FIGS. 19A to 19C are a side diagram, a perspective diagram, and a neck portion cross-sectional diagram illustrating a small sealing cap-equipped ink storage container 200.

The small sealing cap-equipped ink storage container 200 according to the present embodiment has a basic configuration similar to that of the ninth embodiment, although dimensions and angles of each part are different.

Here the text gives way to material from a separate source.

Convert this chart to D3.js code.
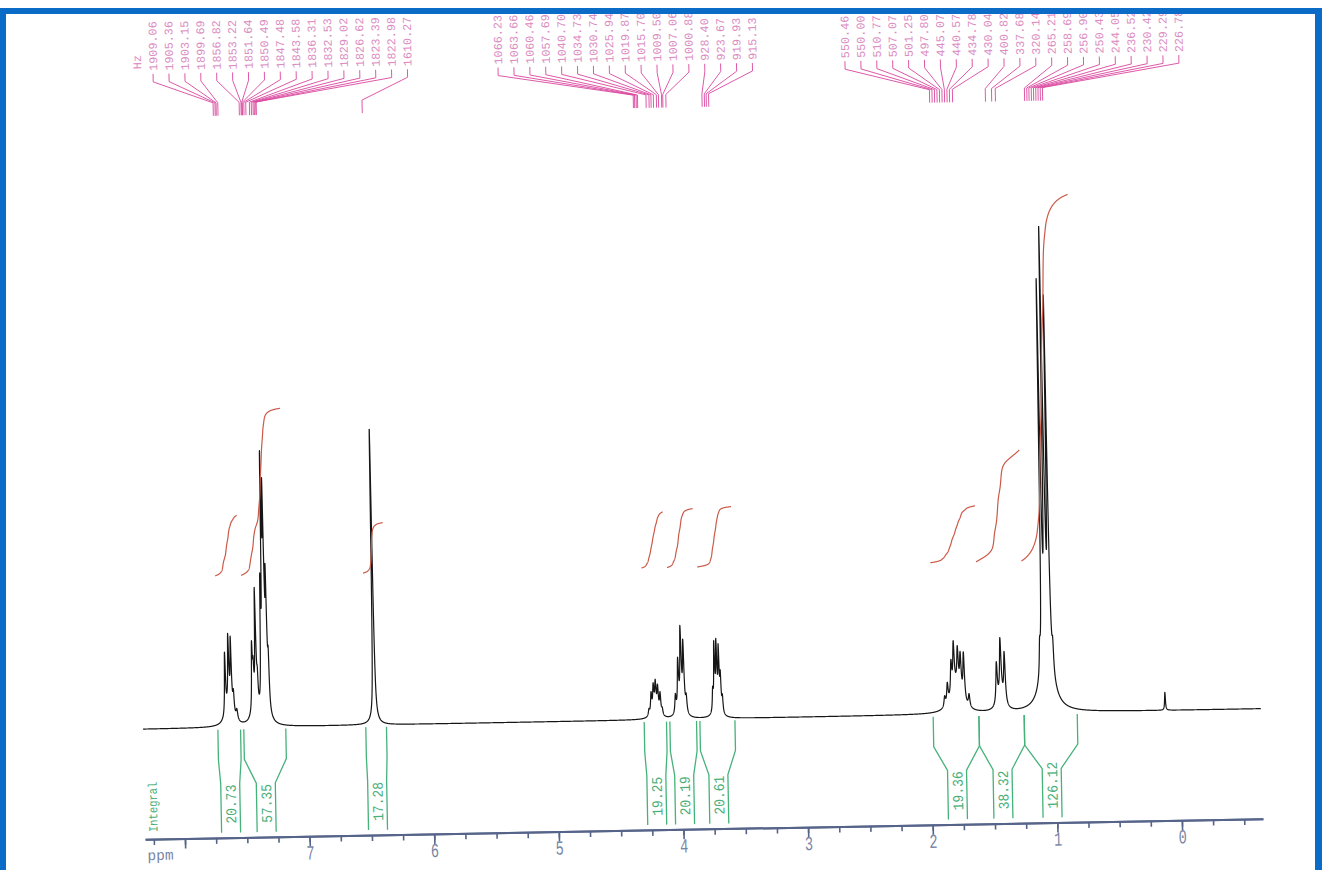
<!DOCTYPE html>
<html>
<head>
<meta charset="utf-8">
<script src="https://cdn.jsdelivr.net/npm/d3@7"></script>
<style>
  html, body { margin: 0; padding: 0; background: #fff; }
  svg { display: block; }
</style>
</head>
<body>
<svg id="chart" width="1322" height="870"></svg>
<script>
// ---------------------------------------------------------------
// 1H NMR spectrum (250 MHz) with peak-pick labels and integrals
// ---------------------------------------------------------------

// Spectrum lines: [shift (ppm), height (a.u.), half width (ppm)]
const aromaticLines = [
  [7.656, 12, 0.005], [7.628, 12.5, 0.005], [7.608, 13, 0.005], [7.590, 4, 0.006], [7.565, 2, 0.008], [7.625, 5, 0.03],
  [7.438, 12, 0.005], [7.428, 6, 0.005], [7.408, 22, 0.005], [7.395, 5, 0.005], [7.420, 4, 0.025],
  [7.362, 22, 0.005], [7.346, 42, 0.005], [7.333, 34, 0.005], [7.318, 22, 0.005], [7.305, 9, 0.005], [7.335, 7, 0.02]
];
const vinylLines = [[6.462, 58, 0.005], [6.462, 1.5, 0.03]];
const oxyLines = [
  [4.259, 1.2, 0.006], [4.240, 4, 0.006], [4.222, 4.8, 0.006], [4.205, 5, 0.006], [4.187, 4.6, 0.006], [4.168, 4, 0.006], [4.152, 1.2, 0.006], [4.205, 1.8, 0.03],
  [4.045, 3.5, 0.006], [4.022, 9.5, 0.006], [3.999, 14.5, 0.006], [3.978, 13, 0.006], [3.958, 3, 0.006], [4.000, 2.5, 0.025],
  [3.745, 4, 0.005], [3.730, 12.5, 0.005], [3.713, 11, 0.005], [3.695, 11, 0.005], [3.682, 6.5, 0.005], [3.668, 3, 0.005], [3.710, 3, 0.02]
];
const alkylLines = [
  [1.885, 2, 0.007], [1.862, 4, 0.007], [1.830, 6.5, 0.007], [1.809, 9, 0.007], [1.777, 7.5, 0.007], [1.755, 7.5, 0.007], [1.729, 9.5, 0.007], [1.689, 2.5, 0.007], [1.790, 5, 0.05],
  [1.466, 8, 0.007], [1.434, 11, 0.007], [1.402, 10, 0.007], [1.434, 3, 0.03],
  [1.115, 5, 0.006], [1.090, 73, 0.005], [1.062, 78, 0.005], [1.035, 69, 0.005], [1.010, 5, 0.006], [1.062, 15, 0.045],
  [0.118, 3.6, 0.004]
];

// Integrated regions (ppm) and their values
const integralValues = [20.73, 57.35, 17.28, 19.25, 20.19, 20.61, 19.36, 38.32, 126.12];
const integralFrom   = [7.720, 7.512, 6.533, 4.299, 4.093, 3.852, 1.980, 1.613, 1.250];
const integralTo     = [7.538, 7.175, 6.367, 4.120, 3.879, 3.571, 1.613, 1.250, 0.824];

// Peak-pick labels (Hz)
const peaksHzAromatic = [1909.06, 1905.36, 1903.15, 1899.69, 1856.82, 1853.22, 1851.64, 1850.49, 1847.48,
  1843.58, 1836.31, 1832.53, 1829.02, 1826.62, 1823.39, 1822.98, 1610.27];
const peaksHzOxy = [1066.23, 1063.66, 1060.46, 1057.69, 1040.70, 1034.73, 1030.74, 1025.94, 1019.87,
  1015.70, 1009.50, 1007.06, 1000.88, 928.40, 923.67, 919.93, 915.13];
const peaksHzAlkyl = [550.46, 550.00, 510.77, 507.07, 501.25, 497.80, 445.07, 440.57, 434.78, 430.04,
  400.82, 337.68, 320.14, 265.21, 258.69, 256.90, 250.43, 244.05, 236.52, 230.42, 229.29, 226.78];
// where the alkyl labels' leader lines land (ppm)
const alkylMarkerPpm = [1.918, 1.898, 1.878, 1.858, 1.838, 1.818, 1.798, 1.778, 1.758, 1.734,
  1.470, 1.420, 1.390,
  1.156, 1.137, 1.120, 1.101, 1.083, 1.065, 1.047, 1.029, 1.011];

// Axis
const ppmDomain = [8.32, -0.65];
const majorTicks = [8, 7, 6, 5, 4, 3, 2, 1, 0];
const majorTickLabels = ["", "7", "6", "5", "4", "3", "2", "1", "0"];
const minorTicks = d3.range(33, -3, -1).map(k => k / 4);   // every 0.25 ppm, 8.25 .. -0.5

const SPEC_MHZ = 250;
const HZ_OFFSET_PPM = 0.03;

// ---------------------------------------------------------------
const svg = d3.select('#chart');
const MONO = '"Liberation Mono", "DejaVu Sans Mono", monospace';

const x = d3.scaleLinear().domain(ppmDomain).range([143, 1261]);
const y = d3.scaleLinear().domain([0, 100]).range([719, 219]);
const integralScale = d3.scaleLinear().domain([0, 100]).range([0, 290]);
const INTEGRAL_FLOOR = 567;

// the printed sheet sits slightly tilted
const page = svg.append('g').attr('transform', 'rotate(-1.05, 700, 720)');

// ---- spectrum trace ----
const allLines = [...aromaticLines, ...vinylLines, ...oxyLines, ...alkylLines];
function intensity(p) {
  let s = 0;
  for (const [c, h, g] of allLines) { const d = p - c; s += h * g * g / (d * d + g * g); }
  return s;
}
const step = 0.0008;
const trace = d3.range(ppmDomain[0], ppmDomain[1] - 1e-9, -step).map(p => ({ p, i: intensity(p) }));

page.append('path')
  .datum(trace)
  .attr('fill', 'none')
  .attr('stroke', '#161616')
  .attr('stroke-width', 1.2)
  .attr('stroke-linejoin', 'round')
  .attr('d', d3.line().x(d => x(d.p)).y(d => y(d.i)));

// ---- integral curves ----
const integralLine = d3.line().x(d => x(d.p)).y(d => d.y).curve(d3.curveLinear);
integralValues.forEach((val, k) => {
  const a = integralFrom[k], b = integralTo[k];
  const seg = trace.filter(d => d.p <= a && d.p >= b);
  let cum = 0;
  const acc = [{ p: seg[0].p, c: 0 }];
  for (let j = 1; j < seg.length; j++) {
    cum += (seg[j - 1].i + seg[j].i) / 2;
    acc.push({ p: seg[j].p, c: cum });
  }
  const pts = acc.map(d => ({ p: d.p, y: INTEGRAL_FLOOR - integralScale(val * d.c / cum) }));
  page.append('path')
    .datum(pts)
    .attr('fill', 'none')
    .attr('stroke', '#cc5a48')
    .attr('stroke-width', 1.2)
    .attr('d', integralLine);
});

// ---- integral brackets and values ----
const BR_TOP = 721, BR_BEND1 = 751, BR_BEND2 = 775, BR_BOTTOM = 824;
const brackets = page.append('g').attr('stroke', '#45b27a').attr('stroke-width', 1.3).attr('fill', 'none');
integralValues.forEach((val, k) => {
  const xa = x(integralFrom[k]), xb = x(integralTo[k]);
  const c = (xa + xb) / 2;
  const half = Math.min((xb - xa) / 2, 9.5);
  brackets.append('path').attr('d', `M${xa},${BR_TOP}V${BR_BEND1}L${c - half},${BR_BEND2}V${BR_BOTTOM}`);
  brackets.append('path').attr('d', `M${xb},${BR_TOP}V${BR_BEND1}L${c + half},${BR_BEND2}V${BR_BOTTOM}`);
  page.append('text')
    .attr('transform', `translate(${c},815) rotate(-90) scale(1,1.15)`)
    .attr('dy', '0.36em')
    .attr('font-family', MONO)
    .attr('font-size', 13)
    .attr('fill', '#4aaf78')
    .text(val.toFixed(2));
});
page.append('text')
  .attr('transform', 'translate(151,822) rotate(-90) scale(1,1.2)')
  .attr('dy', '0.36em')
  .attr('font-family', MONO)
  .attr('font-size', 10.5)
  .attr('fill', '#4aaf78')
  .text('Integral');

// ---- peak-pick labels ----
const LABEL_BASE = 61, TICK_TOP = 64, TICK_BOTTOM = 72, LEAD_END = 94, MARK_END = 107;
const LABEL_STEP = 15.9;
function peakLabels(values, startX, markerPpm) {
  const g = page.append('g');
  values.forEach((hz, k) => {
    const lx = startX + k * LABEL_STEP;
    const mx = x(markerPpm(hz, k));
    g.append('text')
      .attr('transform', `translate(${lx},${LABEL_BASE}) rotate(-90)`)
      .attr('dy', '0.36em')
      .attr('font-family', MONO)
      .attr('font-size', 11.8)
      .attr('fill', '#db8cc2')
      .text(hz.toFixed(2));
    g.append('path')
      .attr('d', `M${lx},${TICK_TOP}V${TICK_BOTTOM}L${mx},${LEAD_END}V${MARK_END}`)
      .attr('fill', 'none')
      .attr('stroke', '#d9489f')
      .attr('stroke-width', 0.9);
  });
}
const hzToPpm = hz => hz / SPEC_MHZ + HZ_OFFSET_PPM;
peakLabels(peaksHzAromatic, 165, hz => hzToPpm(hz));
peakLabels(peaksHzOxy, 510, hz => hzToPpm(hz));
peakLabels(peaksHzAlkyl, 857, (hz, k) => alkylMarkerPpm[k]);
page.append('text')
  .attr('transform', `translate(149,${LABEL_BASE - 2}) rotate(-90)`)
  .attr('dy', '0.36em')
  .attr('font-family', MONO)
  .attr('font-size', 11.8)
  .attr('fill', '#db8cc2')
  .text('Hz');

// ---- ppm axis ----
const AXIS_Y = 829;
const axisColor = '#56648a';
const minorAxis = page.append('g').attr('transform', `translate(0,${AXIS_Y})`)
  .call(d3.axisBottom(x).tickValues(minorTicks).tickSize(6).tickSizeOuter(0).tickFormat(''));
const majorAxis = page.append('g').attr('transform', `translate(0,${AXIS_Y})`)
  .call(d3.axisBottom(x).tickValues(majorTicks).tickSize(10).tickSizeOuter(0).tickPadding(-1)
    .tickFormat((d, i) => majorTickLabels[i]));
[minorAxis, majorAxis].forEach(g => {
  g.select('.domain').attr('stroke', axisColor).attr('stroke-width', 2);
  g.selectAll('.tick line').attr('stroke', axisColor).attr('stroke-width', 1.6);
});
majorAxis.selectAll('.tick text')
  .attr('font-family', MONO)
  .attr('font-size', 20)
  .attr('fill', '#7886a6')
  .attr('transform', 'scale(0.68,1)');
page.append('text')
  .attr('x', 145).attr('y', 850)
  .attr('font-family', MONO)
  .attr('font-size', 14.5)
  .attr('fill', '#7886a6')
  .text('ppm');

// ---- sheet frame ----
svg.append('rect').attr('x', 0).attr('y', 0).attr('width', 1322).attr('height', 8).attr('fill', '#fff');
svg.append('rect').attr('x', 0).attr('y', 8).attr('width', 1322).attr('height', 6).attr('fill', '#0b6cc7');
svg.append('rect').attr('x', 0).attr('y', 8).attr('width', 6).attr('height', 862).attr('fill', '#0b6cc7');
svg.append('rect').attr('x', 1315).attr('y', 8).attr('width', 7).attr('height', 862).attr('fill', '#0b6cc7');
</script>
</body>
</html>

Multiple ribs arranged in the main body portion 220 include the following ribs.

• • Ribs D1 to D6
  • Ribs El to E6
  • Ribs F1 and F2

Explanation is given of the fact that the ribs D1 to D6 correspond to the ribs A1 to A6, the ribs El to E6 correspond to the ribs B1 to B6, and the ribs F1 and F2 correspond to the ribs C1 and C2, and other overlapping explanation is omitted.

OTHER EMBODIMENTS

In the above-mentioned embodiments, the body portion 221 has a shape of a cylinder with a true circle base, the shoulder portion 222 has a shape of a truncated cone with a true circle base, and the neck portion 223 has a shape of a cylinder with a true circle base. However, these portions are not limited to this, and may be configured such that the body portion 221 has a shape of a cylinder with an elliptic base, the shoulder portion 222 has a shape of a truncated cone with an elliptic base, and the neck portion 223 has a shape of a cylinder with an elliptic base. Moreover, the configuration may be such that the body portion 221 has a shape of a column with a polygonal base, the shoulder portion 222 has a shape of a truncated pyramid with a polygonal base, and the neck portion 223 has a shape of a column with a polygonal base.

In the above-mentioned embodiments, explanation is given for the ink storage container 210 for storing the ink. However, the above-mentioned embodiments can be applied to storage containers having similar configurations and configured to store other liquids.

According to the present disclosure, it is possible to reduce a use amount of polypropylene (PP) ((C₃H₆)_n) or polyethylene terephthalate (PET) ((C₁₀H₈O₄)_n) used as a raw material of the ink storage container. Accordingly, the technique described in the present description can contribute to achieving of a sustainable society such as decarbonized/circulating society.

According to the present disclosure, it is possible to suppress ink leakage while reducing the use amount of the raw material.

While the present disclosure has been described with reference to exemplary embodiments, it is to be understood that the disclosure is not limited to the disclosed exemplary embodiments. The scope of the following claims is to be accorded the broadest interpretation so as to encompass all such modifications and equivalent structures and functions.

This application claims the benefit of Japanese Patent Application No. 2024-082515 filed May 21, 2024, which is hereby incorporated by reference wherein in its entirety.